>> BEGIN

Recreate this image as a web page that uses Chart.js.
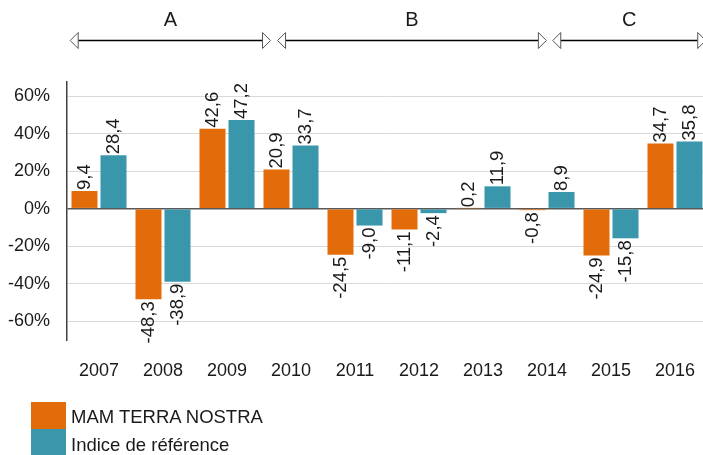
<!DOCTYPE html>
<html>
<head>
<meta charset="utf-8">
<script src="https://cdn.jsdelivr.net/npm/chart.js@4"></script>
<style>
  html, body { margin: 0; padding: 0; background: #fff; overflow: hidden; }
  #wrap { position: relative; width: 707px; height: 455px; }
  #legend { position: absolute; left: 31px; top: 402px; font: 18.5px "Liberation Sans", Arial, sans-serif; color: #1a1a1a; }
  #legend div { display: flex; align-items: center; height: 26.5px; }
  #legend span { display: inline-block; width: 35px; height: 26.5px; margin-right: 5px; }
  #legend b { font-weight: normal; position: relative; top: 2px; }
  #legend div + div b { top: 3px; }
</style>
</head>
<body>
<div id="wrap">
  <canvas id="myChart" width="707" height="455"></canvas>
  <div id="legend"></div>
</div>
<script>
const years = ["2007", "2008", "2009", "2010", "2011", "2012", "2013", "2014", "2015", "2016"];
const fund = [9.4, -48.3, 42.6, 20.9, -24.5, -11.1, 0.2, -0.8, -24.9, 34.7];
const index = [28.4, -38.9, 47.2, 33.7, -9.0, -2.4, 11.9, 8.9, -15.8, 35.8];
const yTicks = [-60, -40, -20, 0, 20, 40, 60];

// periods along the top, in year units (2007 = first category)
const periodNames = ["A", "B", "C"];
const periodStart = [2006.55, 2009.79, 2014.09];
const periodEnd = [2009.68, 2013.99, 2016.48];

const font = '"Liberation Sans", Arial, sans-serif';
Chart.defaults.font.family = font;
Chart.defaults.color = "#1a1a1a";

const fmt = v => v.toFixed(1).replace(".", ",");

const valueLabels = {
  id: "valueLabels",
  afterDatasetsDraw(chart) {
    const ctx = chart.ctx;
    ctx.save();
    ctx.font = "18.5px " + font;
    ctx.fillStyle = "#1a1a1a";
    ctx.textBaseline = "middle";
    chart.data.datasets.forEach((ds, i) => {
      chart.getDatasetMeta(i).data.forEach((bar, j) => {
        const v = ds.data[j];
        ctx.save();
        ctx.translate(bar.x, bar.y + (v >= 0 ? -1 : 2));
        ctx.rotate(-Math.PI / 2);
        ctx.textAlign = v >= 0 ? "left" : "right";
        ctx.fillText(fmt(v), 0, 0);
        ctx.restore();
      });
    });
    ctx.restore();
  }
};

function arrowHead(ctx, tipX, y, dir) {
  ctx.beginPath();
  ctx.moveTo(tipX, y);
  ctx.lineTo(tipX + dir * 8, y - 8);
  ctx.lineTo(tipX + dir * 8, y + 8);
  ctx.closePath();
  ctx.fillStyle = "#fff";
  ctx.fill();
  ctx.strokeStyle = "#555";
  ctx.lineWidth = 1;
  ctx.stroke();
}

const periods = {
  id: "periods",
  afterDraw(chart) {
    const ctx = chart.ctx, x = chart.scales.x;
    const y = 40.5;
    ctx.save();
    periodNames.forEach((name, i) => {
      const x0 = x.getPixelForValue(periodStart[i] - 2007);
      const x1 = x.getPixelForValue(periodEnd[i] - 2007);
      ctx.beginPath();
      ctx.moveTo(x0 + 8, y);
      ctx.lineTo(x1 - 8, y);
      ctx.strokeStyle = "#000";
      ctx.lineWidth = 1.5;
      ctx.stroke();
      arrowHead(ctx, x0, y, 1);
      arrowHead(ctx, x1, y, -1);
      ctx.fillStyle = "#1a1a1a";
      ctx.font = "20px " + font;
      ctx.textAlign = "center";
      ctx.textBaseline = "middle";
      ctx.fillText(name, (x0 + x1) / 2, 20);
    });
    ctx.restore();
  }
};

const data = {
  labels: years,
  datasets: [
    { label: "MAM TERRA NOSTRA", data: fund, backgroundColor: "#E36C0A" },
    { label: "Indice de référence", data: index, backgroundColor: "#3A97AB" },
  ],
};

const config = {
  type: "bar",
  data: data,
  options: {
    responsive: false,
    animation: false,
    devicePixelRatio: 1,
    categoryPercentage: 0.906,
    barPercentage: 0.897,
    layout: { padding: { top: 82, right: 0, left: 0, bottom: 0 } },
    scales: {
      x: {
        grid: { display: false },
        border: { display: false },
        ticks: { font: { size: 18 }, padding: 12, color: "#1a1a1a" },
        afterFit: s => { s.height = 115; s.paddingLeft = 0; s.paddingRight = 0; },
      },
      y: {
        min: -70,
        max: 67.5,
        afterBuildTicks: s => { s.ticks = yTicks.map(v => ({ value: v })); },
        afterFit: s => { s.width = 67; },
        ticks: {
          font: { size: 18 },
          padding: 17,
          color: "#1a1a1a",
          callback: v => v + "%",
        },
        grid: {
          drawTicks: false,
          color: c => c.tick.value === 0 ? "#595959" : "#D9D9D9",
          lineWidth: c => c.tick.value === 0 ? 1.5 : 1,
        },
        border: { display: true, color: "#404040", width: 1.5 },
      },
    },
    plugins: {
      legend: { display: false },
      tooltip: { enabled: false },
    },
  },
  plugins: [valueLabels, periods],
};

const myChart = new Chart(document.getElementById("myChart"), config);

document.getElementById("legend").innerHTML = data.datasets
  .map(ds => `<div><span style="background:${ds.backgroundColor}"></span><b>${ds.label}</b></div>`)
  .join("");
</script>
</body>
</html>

>> END

• **WHAT IS ASKED**
Reproduce all of the data exactly; the pictures do not belong in the copy.

• **EXPECTED OUTPUT**
Recreate this image as a web page that uses Chart.js.
<!DOCTYPE html>
<html>
<head>
<meta charset="utf-8">
<script src="https://cdn.jsdelivr.net/npm/chart.js@4"></script>
<style>
  html, body { margin: 0; padding: 0; background: #fff; overflow: hidden; }
  #wrap { position: relative; width: 707px; height: 455px; }
  #legend { position: absolute; left: 31px; top: 402px; font: 18.5px "Liberation Sans", Arial, sans-serif; color: #1a1a1a; }
  #legend div { display: flex; align-items: center; height: 26.5px; }
  #legend span { display: inline-block; width: 35px; height: 26.5px; margin-right: 5px; }
  #legend b { font-weight: normal; position: relative; top: 2px; }
  #legend div + div b { top: 3px; }
</style>
</head>
<body>
<div id="wrap">
  <canvas id="myChart" width="707" height="455"></canvas>
  <div id="legend"></div>
</div>
<script>
const years = ["2007", "2008", "2009", "2010", "2011", "2012", "2013", "2014", "2015", "2016"];
const fund = [9.4, -48.3, 42.6, 20.9, -24.5, -11.1, 0.2, -0.8, -24.9, 34.7];
const index = [28.4, -38.9, 47.2, 33.7, -9.0, -2.4, 11.9, 8.9, -15.8, 35.8];
const yTicks = [-60, -40, -20, 0, 20, 40, 60];

// periods along the top, in year units (2007 = first category)
const periodNames = ["A", "B", "C"];
const periodStart = [2006.55, 2009.79, 2014.09];
const periodEnd = [2009.68, 2013.99, 2016.48];

const font = '"Liberation Sans", Arial, sans-serif';
Chart.defaults.font.family = font;
Chart.defaults.color = "#1a1a1a";

const fmt = v => v.toFixed(1).replace(".", ",");

const valueLabels = {
  id: "valueLabels",
  afterDatasetsDraw(chart) {
    const ctx = chart.ctx;
    ctx.save();
    ctx.font = "18.5px " + font;
    ctx.fillStyle = "#1a1a1a";
    ctx.textBaseline = "middle";
    chart.data.datasets.forEach((ds, i) => {
      chart.getDatasetMeta(i).data.forEach((bar, j) => {
        const v = ds.data[j];
        ctx.save();
        ctx.translate(bar.x, bar.y + (v >= 0 ? -1 : 2));
        ctx.rotate(-Math.PI / 2);
        ctx.textAlign = v >= 0 ? "left" : "right";
        ctx.fillText(fmt(v), 0, 0);
        ctx.restore();
      });
    });
    ctx.restore();
  }
};

function arrowHead(ctx, tipX, y, dir) {
  ctx.beginPath();
  ctx.moveTo(tipX, y);
  ctx.lineTo(tipX + dir * 8, y - 8);
  ctx.lineTo(tipX + dir * 8, y + 8);
  ctx.closePath();
  ctx.fillStyle = "#fff";
  ctx.fill();
  ctx.strokeStyle = "#555";
  ctx.lineWidth = 1;
  ctx.stroke();
}

const periods = {
  id: "periods",
  afterDraw(chart) {
    const ctx = chart.ctx, x = chart.scales.x;
    const y = 40.5;
    ctx.save();
    periodNames.forEach((name, i) => {
      const x0 = x.getPixelForValue(periodStart[i] - 2007);
      const x1 = x.getPixelForValue(periodEnd[i] - 2007);
      ctx.beginPath();
      ctx.moveTo(x0 + 8, y);
      ctx.lineTo(x1 - 8, y);
      ctx.strokeStyle = "#000";
      ctx.lineWidth = 1.5;
      ctx.stroke();
      arrowHead(ctx, x0, y, 1);
      arrowHead(ctx, x1, y, -1);
      ctx.fillStyle = "#1a1a1a";
      ctx.font = "20px " + font;
      ctx.textAlign = "center";
      ctx.textBaseline = "middle";
      ctx.fillText(name, (x0 + x1) / 2, 20);
    });
    ctx.restore();
  }
};

const data = {
  labels: years,
  datasets: [
    { label: "MAM TERRA NOSTRA", data: fund, backgroundColor: "#E36C0A" },
    { label: "Indice de référence", data: index, backgroundColor: "#3A97AB" },
  ],
};

const config = {
  type: "bar",
  data: data,
  options: {
    responsive: false,
    animation: false,
    devicePixelRatio: 1,
    categoryPercentage: 0.906,
    barPercentage: 0.897,
    layout: { padding: { top: 82, right: 0, left: 0, bottom: 0 } },
    scales: {
      x: {
        grid: { display: false },
        border: { display: false },
        ticks: { font: { size: 18 }, padding: 12, color: "#1a1a1a" },
        afterFit: s => { s.height = 115; s.paddingLeft = 0; s.paddingRight = 0; },
      },
      y: {
        min: -70,
        max: 67.5,
        afterBuildTicks: s => { s.ticks = yTicks.map(v => ({ value: v })); },
        afterFit: s => { s.width = 67; },
        ticks: {
          font: { size: 18 },
          padding: 17,
          color: "#1a1a1a",
          callback: v => v + "%",
        },
        grid: {
          drawTicks: false,
          color: c => c.tick.value === 0 ? "#595959" : "#D9D9D9",
          lineWidth: c => c.tick.value === 0 ? 1.5 : 1,
        },
        border: { display: true, color: "#404040", width: 1.5 },
      },
    },
    plugins: {
      legend: { display: false },
      tooltip: { enabled: false },
    },
  },
  plugins: [valueLabels, periods],
};

const myChart = new Chart(document.getElementById("myChart"), config);

document.getElementById("legend").innerHTML = data.datasets
  .map(ds => `<div><span style="background:${ds.backgroundColor}"></span><b>${ds.label}</b></div>`)
  .join("");
</script>
</body>
</html>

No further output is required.